のちに玄田哲章さんがシュワちゃんの専属声優(=フィックスといいます)となりました。

津嘉山さんは、サイボーグらしい機械的な口調。玄田さんは、より人間に近いなめらかな口調。

どちらの吹き替えにも声優さんの個性があり、魅力があります。

声優さんの違いによって作品の雰囲気がガラッと変わるので、おもしろいですよ。

翻訳による違いもおもしろい

原文の意味や文脈の流れを踏まえ、違和感のない日本語にするのが翻訳者のセンスの見せどころです。

エイリアンが地球を侵略する映画『インディペンデンス・デイ』

エイリアンに反撃を開始する直前、アメリカ大統領が戦地に赴くパイロットを鼓舞するためのスピーチ。

映画史に残るスピーチとして、現在も語り継がれていますが、実は劇場公開版の吹き替えよりもテレビ朝日版の吹き替えのほうが人気です。

【劇場公開版】
「我々は戦わずして死にはしない。みんなで生きるのだ。生き残るのだ。今日、我々の独立記念日を祝おう」
【テレビ朝日版】
「我々は戦わずしては滅びはしない。我々は勝利し、生存し続ける。今日こそが我ら人類の独立記念日なのだ」

本当に微妙な差なんですが、テレビ朝日版のスピーチのほうが自然な日本語ではないでしょうか。

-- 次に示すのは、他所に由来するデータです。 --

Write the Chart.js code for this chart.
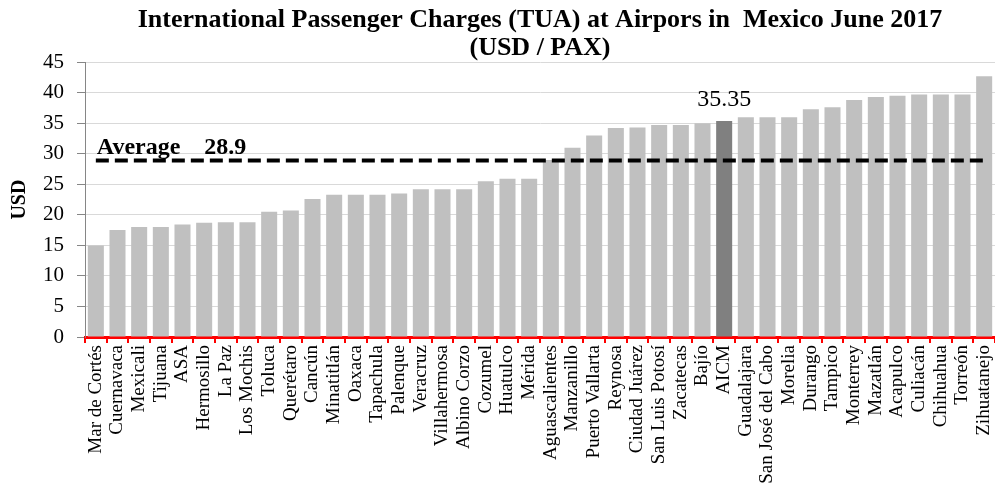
<!DOCTYPE html>
<html>
<head>
<meta charset="utf-8">
<script src="https://cdn.jsdelivr.net/npm/chart.js@4.4.1/dist/chart.umd.min.js"></script>
<style>
  html, body { margin: 0; padding: 0; background: #fff; }
</style>
</head>
<body>
<canvas id="tuaChart" width="995" height="485"></canvas>
<script>
// airports, sorted by charge as in the source
const airports = [
  "Mar de Cortés", "Cuernavaca", "Mexicali", "Tijuana", "ASA", "Hermosillo", "La Paz",
  "Los Mochis", "Toluca", "Querétaro", "Cancún", "Minatitlán", "Oaxaca", "Tapachula",
  "Palenque", "Veracruz", "Villahermosa", "Albino Corzo", "Cozumel", "Huatulco", "Mérida",
  "Aguascalientes", "Manzanillo", "Puerto Vallarta", "Reynosa", "Ciudad Juárez",
  "San Luis Potosí", "Zacatecas", "Bajío", "AICM", "Guadalajara", "San José del Cabo",
  "Morelia", "Durango", "Tampico", "Monterrey", "Mazatlán", "Acapulco", "Culiacán",
  "Chihuahua", "Torreón", "Zihuatanejo"
];
const tuaUsd = [
  15.0, 17.5, 18.0, 18.0, 18.4, 18.7, 18.8,
  18.8, 20.5, 20.7, 22.6, 23.3, 23.3, 23.3,
  23.5, 24.2, 24.2, 24.2, 25.5, 25.9, 25.9,
  29.0, 31.0, 33.0, 34.2, 34.3,
  34.7, 34.7, 35.0, 35.35, 36.0, 36.0,
  36.0, 37.3, 37.6, 38.8, 39.3, 39.5, 39.7,
  39.7, 39.7, 42.7
];
const highlightAirport = "AICM";
const averageUsd = 28.9;
const yTicks = [0, 5, 10, 15, 20, 25, 30, 35, 40, 45];

const serif = "'Liberation Serif', 'Times New Roman', serif";

// text for the average line and the AICM value
const noteText = {
  id: "noteText",
  afterDatasetsDraw(chart) {
    const { ctx, scales: { x, y } } = chart;
    ctx.save();
    ctx.fillStyle = "#000";
    ctx.textBaseline = "alphabetic";
    ctx.font = "bold 24px " + serif;
    ctx.textAlign = "left";
    ctx.fillText("Average    " + averageUsd, x.getPixelForValue(0) + 1, y.getPixelForValue(averageUsd) - 6);

    const i = airports.indexOf(highlightAirport);
    ctx.font = "24px " + serif;
    ctx.textAlign = "center";
    ctx.fillText(String(tuaUsd[i]), x.getPixelForValue(i), y.getPixelForValue(tuaUsd[i]) - 15);
    ctx.restore();
  }
};

new Chart(document.getElementById("tuaChart"), {
  data: {
    labels: airports,
    datasets: [
      {
        type: "line",
        label: "Average",
        data: airports.map(() => averageUsd),
        borderColor: "#000",
        borderWidth: 4,
        borderDash: [13, 6],
        pointRadius: 0,
        fill: false,
        order: 0
      },
      {
        type: "bar",
        label: "TUA",
        data: tuaUsd,
        backgroundColor: airports.map(a => a === highlightAirport ? "#808080" : "#c0c0c0"),
        borderWidth: 0,
        categoryPercentage: 1,
        barPercentage: 0.74,
        order: 1
      }
    ]
  },
  options: {
    responsive: false,
    animation: false,
    layout: { padding: { left: 8, right: 0, top: 0, bottom: 0 } },
    plugins: {
      legend: { display: false },
      tooltip: { enabled: false },
      title: {
        display: true,
        fullSize: false,
        text: ["International Passenger Charges (TUA) at Airpors in  Mexico June 2017", "(USD / PAX)"],
        color: "#000",
        font: { family: serif, size: 26, weight: "bold", lineHeight: 1.08 },
        padding: { top: 6, bottom: 0 }
      }
    },
    scales: {
      x: {
        grid: {
          display: true,
          drawOnChartArea: false,
          color: "#ff0000",
          lineWidth: 2,
          tickLength: 6,
          offset: true
        },
        border: { color: "#ff0000", width: 3 },
        ticks: {
          color: "#000",
          font: { family: serif, size: 19 },
          minRotation: 90,
          maxRotation: 90,
          autoSkip: false,
          padding: 2
        },
        afterFit(scale) {
          scale.height = 148;
          scale.paddingLeft = 0;
          scale.paddingRight = 0;
        }
      },
      y: {
        min: 0,
        max: 45,
        afterBuildTicks(scale) { scale.ticks = yTicks.map(v => ({ value: v })); },
        grid: { color: "#d9d9d9", tickColor: "#868686", tickLength: 8, lineWidth: 1 },
        border: { color: "#868686", width: 1 },
        ticks: { color: "#000", font: { family: serif, size: 21 }, padding: 13 },
        title: {
          display: true,
          text: "USD",
          color: "#000",
          font: { family: serif, size: 20, weight: "bold" },
          padding: { top: 0, bottom: 0 }
        },
        afterFit(scale) { scale.width = 77; }
      }
    }
  },
  plugins: [noteText]
});
</script>
</body>
</html>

このように声優による違い、翻訳者による違いがある。吹き替えって奥が深いんですよ。

吹き替えが好きだからこそ安易にタレントを起用しないでほしい

日本には魅力的な声優がたくさんいます。

だから、お願いです。タレントや俳優、アイドルを安易に起用しないで。

話題の「人」を起用するとと、マスコミに取り上げてもらえて宣伝効果があるんですよね。大人の事情なんですよね。わかります。

でも、あまりにもセリフと声が合っていないと映画がシラけてしまいます。

映画の配給会社さん、その映画に愛情を持っているなら、プロである声優さんを起用してください。

それが全吹き替えファンの願いです。

吹き替えが好きな人が増えるとうれしい

字幕には字幕の良さがあり、吹き替えには吹き替えの良さがある。

それでも、やっぱり僕は吹き替えが好きです。

声優さんが登場人物の性格や個性を深く理解し、時には憑依しているかのように聞こえる。

声で魅せる演技のおもしろさが吹き替えにはあります。

この記事をきっかけに、ひとりでも吹き替えファンが増えるとうれしいです。